Given \(9n+3p\leq20\), question is \(12n+12p\leq40\) true? Or is \(6n+6p\leq20\) true? So basically we are asked whether we can substitute 3 notebooks with 3 pencils. Now if \(p<n\) we can easily substitute notebooks with pencils (equal number of notebooks with pencils ) and the sum will be lees than 20. But if \(p>n\) we won't know this for sure.
But imagine the situation when we are told that we can substitute 2 notebooks with 2 pencils. In both cases (\(p<n\) or \(p>n\)) it would mean that we can substitute 1 (less than 2) notebook with 1 pencil, but we won't be sure for 3 (more than 2).
(1) \(7n+5p\leq20\). We can substitute 2 notebooks with 2 pencils, but this not enough. Not sufficient.
(2) \(4n+8p\leq20\). We can substitute 5 notebooks with 5 pencils, so in any case (\(p<n\) or \(p>n\)) we can substitute 3 notebooks with 3 pencils. Sufficient.
Answer: B.
Responding to a pm:
First of all, it is a tricky question. What makes it different from the run of the mill similar questions is the use of "is enough". Had the question said 9N and 3P cost 20 Swiss francs, life would have been much easier. Then your complain "I just don't understand that if we can replace 2 notebooks with 2 pencils, then why can't be substitute 3 notebooks with 3 pencils" would be totally justified.

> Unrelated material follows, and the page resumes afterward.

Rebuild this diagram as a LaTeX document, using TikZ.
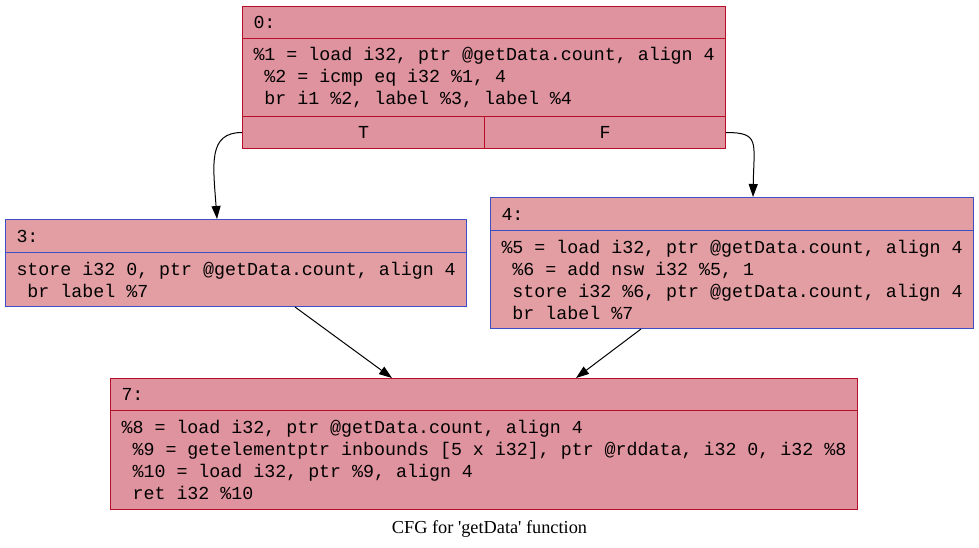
\documentclass[tikz,border=0pt]{standalone}
\usepackage{fontspec}
\setmonofont{Liberation Mono}
\newfontfamily\capfont{Liberation Serif}
\usepackage{xcolor}
\usetikzlibrary{arrows.meta,positioning}

\definecolor{hotline}{HTML}{B70D28}
\definecolor{hotfill}{HTML}{DF939E}
\definecolor{warmline}{HTML}{3D50C3}
\definecolor{warmfill}{HTML}{E29EA2}

\newcommand{\codefont}{\ttfamily\frenchspacing\fontsize{18.3}{22}\selectfont}

\begin{document}
\begin{tikzpicture}[x=1pt, y=-1pt,
    cell/.style={rectangle, line width=1pt, inner xsep=11pt, inner ysep=0pt,
      anchor=north west, align=left, font=\codefont},
    hotcell/.style={cell, draw=hotline, fill=hotfill},
    warmcell/.style={cell, draw=warmline, fill=warmfill},
    edge/.style={line width=1pt, -{Triangle[length=13pt, width=9pt]}}]
    \useasboundingbox (0, 0) rectangle (979, 548);

    % Block 0 (entry)
    \node[hotcell, text width=461pt, minimum height=32pt] (hd0) at (242, 6) {0:};
    \node[hotcell, minimum width=483pt, minimum height=78pt] (bd0) at (242, 38)
      {\%1 = load i32, ptr @getData.count, align 4\\
       ~\%2 = icmp eq i32 \%1, 4\\
       ~br i1 \%2, label \%3, label \%4};
    \node[hotcell, align=center, minimum width=242pt, minimum height=32pt] (tt0) at (242, 116) {T};
    \node[hotcell, align=center, minimum width=241pt, minimum height=32pt] (ff0) at (484, 116) {F};

    % Block 3
    \node[warmcell, text width=439pt, minimum height=33pt] (hd3) at (5, 219) {3:};
    \node[warmcell, minimum width=461pt, minimum height=54pt] (bd3) at (5, 252)
      {store i32 0, ptr @getData.count, align 4\\
       ~br label \%7};

    % Block 4
    \node[warmcell, text width=461pt, minimum height=33pt] (hd4) at (490, 197) {4:};
    \node[warmcell, minimum width=483pt, minimum height=98pt] (bd4) at (490, 230)
      {\%5 = load i32, ptr @getData.count, align 4\\
       ~\%6 = add nsw i32 \%5, 1\\
       ~store i32 \%6, ptr @getData.count, align 4\\
       ~br label \%7};

    % Block 7 (exit)
    \node[hotcell, text width=725pt, minimum height=32pt] (hd7) at (110, 378) {7:};
    \node[hotcell, minimum width=747pt, minimum height=99pt] (bd7) at (110, 410)
      {\%8 = load i32, ptr @getData.count, align 4\\
       ~\%9 = getelementptr inbounds [5 x i32], ptr @rddata, i32 0, i32 \%8\\
       ~\%10 = load i32, ptr \%9, align 4\\
       ~ret i32 \%10};

    % Branch edges
    \draw[edge] (tt0.west) .. controls +(-34, 0) and +(-4, -55) .. ([xshift=212pt]hd3.north west);
    \draw[edge] (ff0.east) .. controls +(34, 0) and +(1, -55) .. ([xshift=263pt]hd4.north west);
    \draw[edge] ([xshift=290pt]bd3.south west) -- ([xshift=282pt]hd7.north west);
    \draw[edge] ([xshift=151pt]bd4.south west) -- ([xshift=466pt]hd7.north west);

    % Caption
    \node[anchor=base, font=\capfont\fontsize{18.3}{22}\selectfont] (cap) at (489.5, 533)
      {CFG for \textquotesingle getData\textquotesingle{} function};
\end{tikzpicture}
\end{document}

The problem here is that we know that 9N and 3P cost
less than or equal to 20 Swiss Francs.
So why does Bunuel say "We can substitute 2 notebooks with 2 pencils, but this not enough."? I can try to answer this question of yours using an example.
Say 1 N costs 1.5 SF and 1 P costs 1.85 SF
Then 9N and 3P cost 19.05 SF (which is less than 20 SF)
7N and 5P cost 19.75 SF. (So even though 1P costs more than 1N, 2P can substitute 2N because total cost is less than 20 SF. Obviously 1P can substitute 1N since there was enough leeway for even 2P in place of 2N)
But 6N and 6P cost 20.1 SF. (Now we see that 3P cannot substitute 3N. This time it crossed 20 SF)
I hope this answers why we can substitute 2P in place of 2N but not 3P in place of 3N.